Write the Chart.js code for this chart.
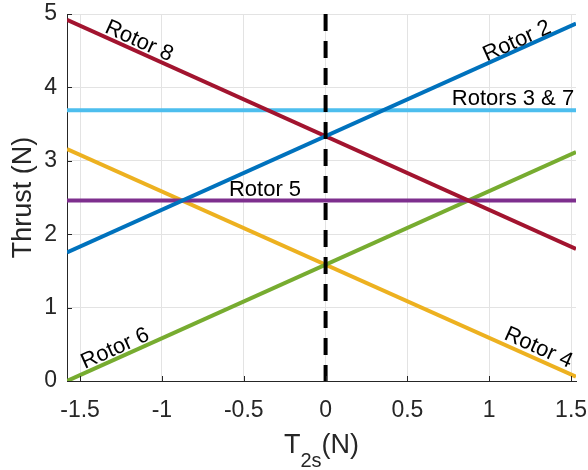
<!DOCTYPE html>
<html>
<head>
<meta charset="utf-8">
<script src="https://cdn.jsdelivr.net/npm/chart.js@4.4.1/dist/chart.umd.min.js"></script>
<style>
    html, body { margin: 0; padding: 0; background: #fff; }
    #wrap { width: 588px; height: 470px; }
</style>
</head>
<body>
<div id="wrap"><canvas id="thrustChart" width="588" height="470"></canvas></div>
<script>
// 데이터: 선의 양 끝점 (x 범위의 양 끝)
const xEnds = [-1.58, 1.53];
const rotor8 = [4.92, 1.80];
const rotor2 = [1.75, 4.87];
const rotors37 = [3.69, 3.69];
const rotor5 = [2.46, 2.46];
const rotor6 = [0.0, 3.12];
const rotor4 = [3.16, 0.06];

// x = 0 의 점선 (위에서 아래로)
const dividerX = [0, 0];
const dividerY = [5, 0];

const xTicks = [-1.5, -1, -0.5, 0, 0.5, 1, 1.5];
const yTicks = [0, 1, 2, 3, 4, 5];

// 선 라벨 (데이터 좌표 중심, 어느 선과 평행인지)
const lineLabels = [
    { text: 'Rotor 8', x: -1.14, y: 4.63, along: 'rotor8' },
    { text: 'Rotor 2', x: 1.17, y: 4.63, along: 'rotor2' },
    { text: 'Rotors 3 & 7', x: 1.145, y: 3.84, along: null },
    { text: 'Rotor 5', x: -0.37, y: 2.60, along: null },
    { text: 'Rotor 6', x: -1.285, y: 0.44, along: 'rotor6' },
    { text: 'Rotor 4', x: 1.30, y: 0.45, along: 'rotor4' }
];

const FONT = '"Liberation Sans", Arial, Helvetica, sans-serif';
const INK = '#262626';

function toPoints(xs, ys) {
    return xs.map((x, i) => ({ x, y: ys[i] }));
}

function line(id, values, color, order) {
    return {
        id,
        data: toPoints(xEnds, values),
        borderColor: color,
        backgroundColor: color,
        borderWidth: 4,
        pointRadius: 0,
        fill: false,
        order
    };
}

/**
 * 회전된 라벨, 안쪽 눈금, x축 제목(아래 첨자)을 그림
 */
const decorPlugin = {
    id: 'decor',
    afterDatasetsDraw(chart) {
        const ctx = chart.ctx;
        const xs = chart.scales.x;
        const ys = chart.scales.y;
        const area = chart.chartArea;

        // 안쪽 눈금
        ctx.save();
        ctx.strokeStyle = INK;
        ctx.lineWidth = 1;
        ctx.beginPath();
        xTicks.forEach(v => {
            const px = Math.round(xs.getPixelForValue(v)) + 0.5;
            ctx.moveTo(px, area.bottom);
            ctx.lineTo(px, area.bottom - 5);
        });
        yTicks.forEach(v => {
            const py = Math.round(ys.getPixelForValue(v)) + 0.5;
            ctx.moveTo(area.left, py);
            ctx.lineTo(area.left + 5, py);
        });
        ctx.stroke();
        ctx.restore();

        // 라벨
        ctx.save();
        ctx.font = '22px ' + FONT;
        ctx.fillStyle = '#000';
        ctx.textAlign = 'center';
        ctx.textBaseline = 'middle';
        lineLabels.forEach(l => {
            let angle = 0;
            if (l.along) {
                const ds = chart.data.datasets.find(d => d.id === l.along);
                const p0 = ds.data[0], p1 = ds.data[1];
                const dx = xs.getPixelForValue(p1.x) - xs.getPixelForValue(p0.x);
                const dy = ys.getPixelForValue(p1.y) - ys.getPixelForValue(p0.y);
                angle = Math.atan2(dy, dx);
            }
            ctx.save();
            ctx.translate(xs.getPixelForValue(l.x), ys.getPixelForValue(l.y));
            ctx.rotate(angle);
            ctx.fillText(l.text, 0, 0);
            ctx.restore();
        });
        ctx.restore();

        // x축 제목: T_2s(N)
        ctx.save();
        ctx.fillStyle = INK;
        ctx.textBaseline = 'alphabetic';
        ctx.textAlign = 'left';
        const big = '27px ' + FONT;
        const small = '20px ' + FONT;
        ctx.font = big;
        const wT = ctx.measureText('T').width;
        const wN = ctx.measureText('(N)').width;
        ctx.font = small;
        const wS = ctx.measureText('2s').width;
        const total = wT + wS + wN;
        let cx = (area.left + area.right) / 2 - total / 2;
        const base = 453;
        ctx.font = big;
        ctx.fillText('T', cx, base);
        cx += wT;
        ctx.font = small;
        ctx.fillText('2s', cx, base + 14);
        cx += wS;
        ctx.font = big;
        ctx.fillText('(N)', cx, base);
        ctx.restore();
    }
};

const chart = new Chart(document.getElementById('thrustChart'), {
    type: 'line',
    data: {
        datasets: [
            {
                id: 'divider',
                data: toPoints(dividerX, dividerY),
                borderColor: '#000',
                borderWidth: 4,
                borderDash: [17, 10],
                pointRadius: 0,
                fill: false,
                order: 0
            },
            line('rotor8', rotor8, '#A2142F', 2),
            line('rotor2', rotor2, '#0072BD', 1),
            line('rotors37', rotors37, '#4DBEEE', 3),
            line('rotor5', rotor5, '#7E2F8E', 4),
            line('rotor6', rotor6, '#77AC30', 5),
            line('rotor4', rotor4, '#EDB120', 6)
        ]
    },
    options: {
        responsive: false,
        devicePixelRatio: 1,
        animation: false,
        layout: { padding: { top: 14, right: 12, left: 0, bottom: 0 } },
        plugins: {
            legend: { display: false },
            tooltip: { enabled: false }
        },
        scales: {
            x: {
                type: 'linear',
                min: xEnds[0],
                max: xEnds[1],
                afterBuildTicks: axis => { axis.ticks = xTicks.map(v => ({ value: v })); },
                afterFit: axis => {
                    axis.height = 89;
                    axis.paddingLeft = 0;
                    axis.paddingRight = 0;
                },
                grid: { color: '#e3e3e3', drawTicks: false },
                border: { color: INK, width: 1 },
                ticks: {
                    color: INK,
                    padding: 16,
                    maxRotation: 0,
                    autoSkip: false,
                    font: { family: FONT, size: 23 },
                    callback: v => String(v)
                }
            },
            y: {
                type: 'linear',
                min: 0,
                max: 5,
                afterBuildTicks: axis => { axis.ticks = yTicks.map(v => ({ value: v })); },
                afterFit: axis => {
                    axis.width = 67;
                    axis.paddingTop = 0;
                    axis.paddingBottom = 0;
                },
                grid: { color: '#e3e3e3', drawTicks: false },
                border: { color: INK, width: 1 },
                title: {
                    display: true,
                    text: 'Thrust (N)',
                    color: INK,
                    padding: { top: 7, bottom: 0 },
                    font: { family: FONT, size: 27 }
                },
                ticks: {
                    color: INK,
                    padding: 10,
                    font: { family: FONT, size: 23 },
                    callback: v => String(v)
                }
            }
        }
    },
    plugins: [decorPlugin]
});
</script>
</body>
</html>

• • •

» **What you have to do**:
Replicate the material above verbatim; images stay out of the copy.

» **Problem solution**:
Write the Chart.js code for this chart.
<!DOCTYPE html>
<html>
<head>
<meta charset="utf-8">
<script src="https://cdn.jsdelivr.net/npm/chart.js@4.4.1/dist/chart.umd.min.js"></script>
<style>
    html, body { margin: 0; padding: 0; background: #fff; }
    #wrap { width: 588px; height: 470px; }
</style>
</head>
<body>
<div id="wrap"><canvas id="thrustChart" width="588" height="470"></canvas></div>
<script>
// 데이터: 선의 양 끝점 (x 범위의 양 끝)
const xEnds = [-1.58, 1.53];
const rotor8 = [4.92, 1.80];
const rotor2 = [1.75, 4.87];
const rotors37 = [3.69, 3.69];
const rotor5 = [2.46, 2.46];
const rotor6 = [0.0, 3.12];
const rotor4 = [3.16, 0.06];

// x = 0 의 점선 (위에서 아래로)
const dividerX = [0, 0];
const dividerY = [5, 0];

const xTicks = [-1.5, -1, -0.5, 0, 0.5, 1, 1.5];
const yTicks = [0, 1, 2, 3, 4, 5];

// 선 라벨 (데이터 좌표 중심, 어느 선과 평행인지)
const lineLabels = [
    { text: 'Rotor 8', x: -1.14, y: 4.63, along: 'rotor8' },
    { text: 'Rotor 2', x: 1.17, y: 4.63, along: 'rotor2' },
    { text: 'Rotors 3 & 7', x: 1.145, y: 3.84, along: null },
    { text: 'Rotor 5', x: -0.37, y: 2.60, along: null },
    { text: 'Rotor 6', x: -1.285, y: 0.44, along: 'rotor6' },
    { text: 'Rotor 4', x: 1.30, y: 0.45, along: 'rotor4' }
];

const FONT = '"Liberation Sans", Arial, Helvetica, sans-serif';
const INK = '#262626';

function toPoints(xs, ys) {
    return xs.map((x, i) => ({ x, y: ys[i] }));
}

function line(id, values, color, order) {
    return {
        id,
        data: toPoints(xEnds, values),
        borderColor: color,
        backgroundColor: color,
        borderWidth: 4,
        pointRadius: 0,
        fill: false,
        order
    };
}

/**
 * 회전된 라벨, 안쪽 눈금, x축 제목(아래 첨자)을 그림
 */
const decorPlugin = {
    id: 'decor',
    afterDatasetsDraw(chart) {
        const ctx = chart.ctx;
        const xs = chart.scales.x;
        const ys = chart.scales.y;
        const area = chart.chartArea;

        // 안쪽 눈금
        ctx.save();
        ctx.strokeStyle = INK;
        ctx.lineWidth = 1;
        ctx.beginPath();
        xTicks.forEach(v => {
            const px = Math.round(xs.getPixelForValue(v)) + 0.5;
            ctx.moveTo(px, area.bottom);
            ctx.lineTo(px, area.bottom - 5);
        });
        yTicks.forEach(v => {
            const py = Math.round(ys.getPixelForValue(v)) + 0.5;
            ctx.moveTo(area.left, py);
            ctx.lineTo(area.left + 5, py);
        });
        ctx.stroke();
        ctx.restore();

        // 라벨
        ctx.save();
        ctx.font = '22px ' + FONT;
        ctx.fillStyle = '#000';
        ctx.textAlign = 'center';
        ctx.textBaseline = 'middle';
        lineLabels.forEach(l => {
            let angle = 0;
            if (l.along) {
                const ds = chart.data.datasets.find(d => d.id === l.along);
                const p0 = ds.data[0], p1 = ds.data[1];
                const dx = xs.getPixelForValue(p1.x) - xs.getPixelForValue(p0.x);
                const dy = ys.getPixelForValue(p1.y) - ys.getPixelForValue(p0.y);
                angle = Math.atan2(dy, dx);
            }
            ctx.save();
            ctx.translate(xs.getPixelForValue(l.x), ys.getPixelForValue(l.y));
            ctx.rotate(angle);
            ctx.fillText(l.text, 0, 0);
            ctx.restore();
        });
        ctx.restore();

        // x축 제목: T_2s(N)
        ctx.save();
        ctx.fillStyle = INK;
        ctx.textBaseline = 'alphabetic';
        ctx.textAlign = 'left';
        const big = '27px ' + FONT;
        const small = '20px ' + FONT;
        ctx.font = big;
        const wT = ctx.measureText('T').width;
        const wN = ctx.measureText('(N)').width;
        ctx.font = small;
        const wS = ctx.measureText('2s').width;
        const total = wT + wS + wN;
        let cx = (area.left + area.right) / 2 - total / 2;
        const base = 453;
        ctx.font = big;
        ctx.fillText('T', cx, base);
        cx += wT;
        ctx.font = small;
        ctx.fillText('2s', cx, base + 14);
        cx += wS;
        ctx.font = big;
        ctx.fillText('(N)', cx, base);
        ctx.restore();
    }
};

const chart = new Chart(document.getElementById('thrustChart'), {
    type: 'line',
    data: {
        datasets: [
            {
                id: 'divider',
                data: toPoints(dividerX, dividerY),
                borderColor: '#000',
                borderWidth: 4,
                borderDash: [17, 10],
                pointRadius: 0,
                fill: false,
                order: 0
            },
            line('rotor8', rotor8, '#A2142F', 2),
            line('rotor2', rotor2, '#0072BD', 1),
            line('rotors37', rotors37, '#4DBEEE', 3),
            line('rotor5', rotor5, '#7E2F8E', 4),
            line('rotor6', rotor6, '#77AC30', 5),
            line('rotor4', rotor4, '#EDB120', 6)
        ]
    },
    options: {
        responsive: false,
        devicePixelRatio: 1,
        animation: false,
        layout: { padding: { top: 14, right: 12, left: 0, bottom: 0 } },
        plugins: {
            legend: { display: false },
            tooltip: { enabled: false }
        },
        scales: {
            x: {
                type: 'linear',
                min: xEnds[0],
                max: xEnds[1],
                afterBuildTicks: axis => { axis.ticks = xTicks.map(v => ({ value: v })); },
                afterFit: axis => {
                    axis.height = 89;
                    axis.paddingLeft = 0;
                    axis.paddingRight = 0;
                },
                grid: { color: '#e3e3e3', drawTicks: false },
                border: { color: INK, width: 1 },
                ticks: {
                    color: INK,
                    padding: 16,
                    maxRotation: 0,
                    autoSkip: false,
                    font: { family: FONT, size: 23 },
                    callback: v => String(v)
                }
            },
            y: {
                type: 'linear',
                min: 0,
                max: 5,
                afterBuildTicks: axis => { axis.ticks = yTicks.map(v => ({ value: v })); },
                afterFit: axis => {
                    axis.width = 67;
                    axis.paddingTop = 0;
                    axis.paddingBottom = 0;
                },
                grid: { color: '#e3e3e3', drawTicks: false },
                border: { color: INK, width: 1 },
                title: {
                    display: true,
                    text: 'Thrust (N)',
                    color: INK,
                    padding: { top: 7, bottom: 0 },
                    font: { family: FONT, size: 27 }
                },
                ticks: {
                    color: INK,
                    padding: 10,
                    font: { family: FONT, size: 23 },
                    callback: v => String(v)
                }
            }
        }
    },
    plugins: [decorPlugin]
});
</script>
</body>
</html>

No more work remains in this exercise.